Кроме преподавания в университете, Кант обучал географии, прикладной математике и пиротехнике российских офицеров, говоривших по-немецки, таких как Орлов и Болотов. Очевидно, за это ему платили. После того как российские войска покинули город, Кант продолжал обучать тем же предметам уже немецких офицеров. В эти годы Кант работал над дисциплинами, которые можно было с одинаковым успехом преподавать как пруссакам, так и русским. Во время оккупации он почти ничего не публиковал. За пять лет российского правления увидели свет лишь несколько его эссе на весьма специфическую тему: о землетрясениях. Географически землетрясения были очень далеки от Кенигсберга, но метафорически эти необъяснимые и бессмысленные катастрофы были близки миру Канта. Вольтер, который провел часть Семилетней войны в Берлине, развивал похожие темы — лиссабонское землетрясение, Семилетняя война, теодицея — в «Кандиде» (1759).
Была ли причиной тому тревога или травма, но российская оккупация для Канта стала периодом творческого кризиса.
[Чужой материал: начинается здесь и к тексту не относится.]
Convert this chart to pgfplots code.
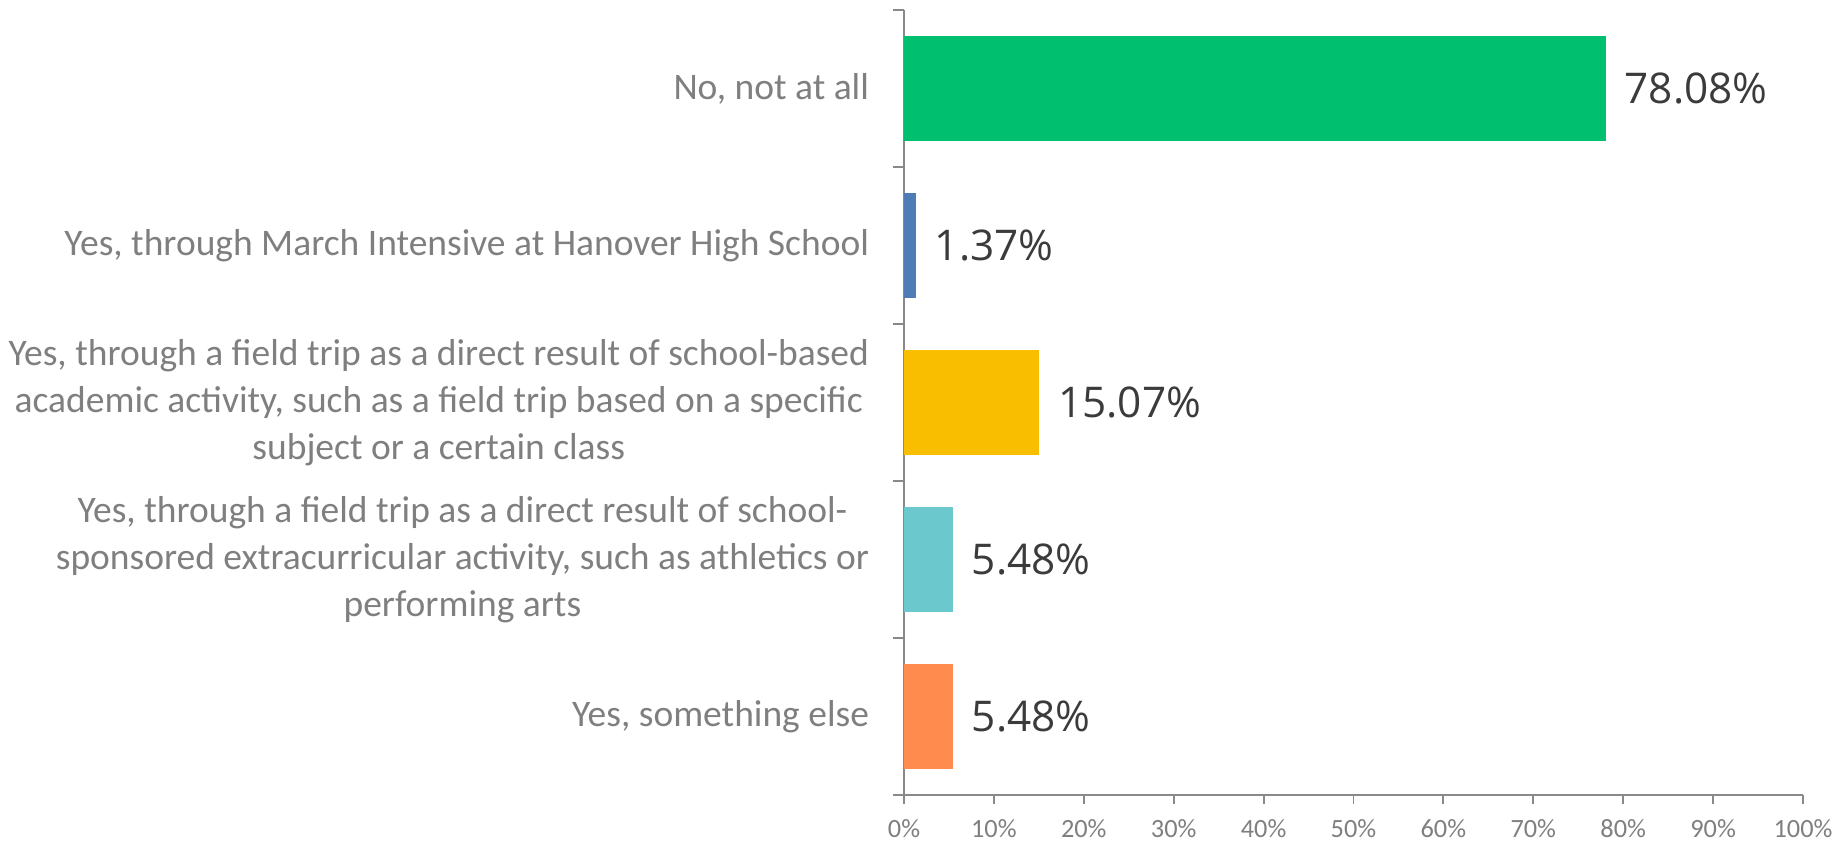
\documentclass[border=0pt]{standalone}
\usepackage{pgfplots}
\pgfplotsset{compat=1.18}
\usepackage{fontspec}
\setmainfont{Carlito}
\newfontfamily\labelfont{Open Sans}

\definecolor{smgreen}{HTML}{00BF6F}
\definecolor{smblue}{HTML}{507CB6}
\definecolor{smyellow}{HTML}{F9BE00}
\definecolor{smteal}{HTML}{6BC8CD}
\definecolor{smorange}{HTML}{FF8B4F}
\definecolor{axisgray}{HTML}{898989}
\definecolor{textgray}{HTML}{7F7F7F}
\definecolor{valgray}{HTML}{3B3B3B}

\begin{document}
\begin{tikzpicture}
\begin{axis}[
  scale only axis,
  width=269.7pt, height=235.5pt,
  xbar, bar width=31.5pt, bar shift=0pt,
  xmin=0, xmax=100, ymin=-0.5, ymax=4.5, y dir=reverse,
  axis lines*=left,
  axis line style={draw=axisgray, line width=0.55pt},
  every tick/.style={draw=axisgray, line width=0.55pt},
  tick align=outside,
  major tick length=2.7pt,
  minor tick length=3.4pt,
  /pgf/number format/assume math mode=true,
  xtick={0,10,...,100},
  xticklabel={\pgfmathprintnumber{\tick}\%},
  xticklabel style={font=\fontsize{7.9}{9}\selectfont, text=textgray, anchor=base, inner sep=0pt, yshift=-10pt},
  ytick={0,...,4},
  yticklabels={
    {No, not at all},
    {Yes, through March Intensive at Hanover High School},
    {Yes, through a field trip as a direct result of school-based\\academic activity, such as a field trip based on a specific\\subject or a certain class},
    {Yes, through a field trip as a direct result of school-\\sponsored extracurricular activity, such as athletics or\\performing arts},
    {Yes, something else}},
  yticklabel style={font=\fontsize{11.25}{14.1}\selectfont, text=textgray, align=center, anchor=east, inner sep=0pt, xshift=-7.6pt},
  major y tick style={draw=none},
  minor ytick={-0.5,0.5,...,4.5},
  point meta=x,
  nodes near coords={\pgfmathprintnumber[fixed,fixed zerofill,precision=2]{\pgfplotspointmeta}\%},
  nodes near coords style={font=\fontsize{12.7}{15}\labelfont, text=valgray, anchor=west, inner sep=0pt, xshift=5.4pt},
]
\addplot[fill=smgreen, draw=none] coordinates {(78.08,0)};
\addplot[fill=smblue, draw=none] coordinates {(1.37,1)};
\addplot[fill=smyellow, draw=none] coordinates {(15.07,2)};
\addplot[fill=smteal, draw=none] coordinates {(5.48,3)};
\addplot[fill=smorange, draw=none] coordinates {(5.48,4)};
\coordinate (o) at (axis cs:0,4.5);
\end{axis}
\pgfresetboundingbox
\path (o) ++(-271.2pt,-14.1pt) rectangle ++(551.1pt,252.6pt);
\end{tikzpicture}
\end{document}
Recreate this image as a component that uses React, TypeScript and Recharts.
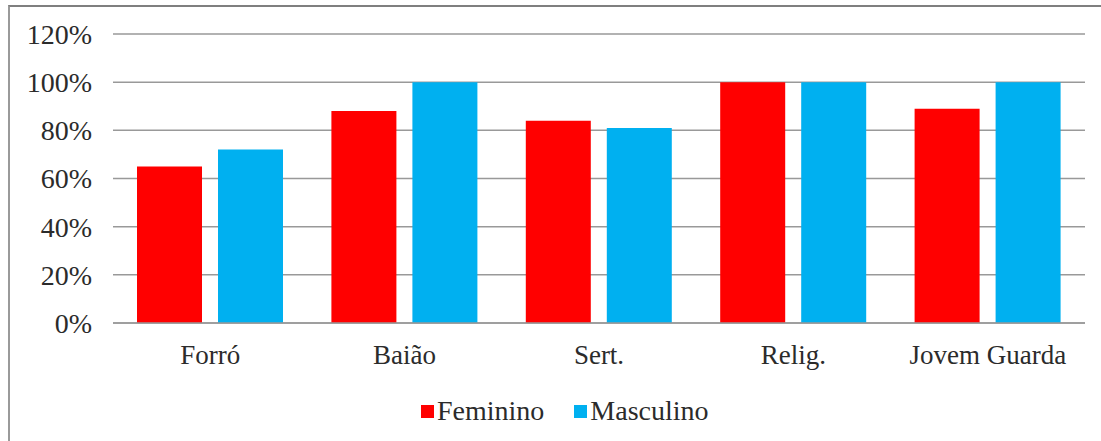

Сразу после неожиданного окончания оккупации, в 1762–1763 годах, кризис прекратился. «Поразительно, — пишет Джон Замми-то, — что Кант опубликовал столько работ за такое короткое время, учитывая, что за шесть предыдущих лет вышло так мало» (2002:61). Не менее поразительно, что Заммито и другие замечательные ученые не видят наиболее очевидной причины этого феномена — российской оккупации и ее окончания. Под властью России Кант был тем самым субалтерном, который не мог говорить. Или, точнее, публично он мог говорить только о землетрясениях.
Болотов
От Исайи Берлина до Джона Заммито работы о Канте очень высокого качества. Но ученые не замечали влияние, оказанное на Канта российской оккупацией Кенигсберга, и обходили вниманием важный первичный источник: записки Андрея Болотова. Хотя многие биографы Канта упоминают Болотова, они знают о нем из единственной англоязычной биографии Канта, написанной российским автором (Gulyga 1987). Крупный советский философ, Арсений Гулыга описывал российскую оккупацию легкими штрихами, как безобидное событие с ничтожными результатами. Говоря о Болотове, Гулыга не без гордости выбирал эпизоды, иллюстрирующие его власть над Кантом, и обошел молчанием его мучительные отношения с пруссаками.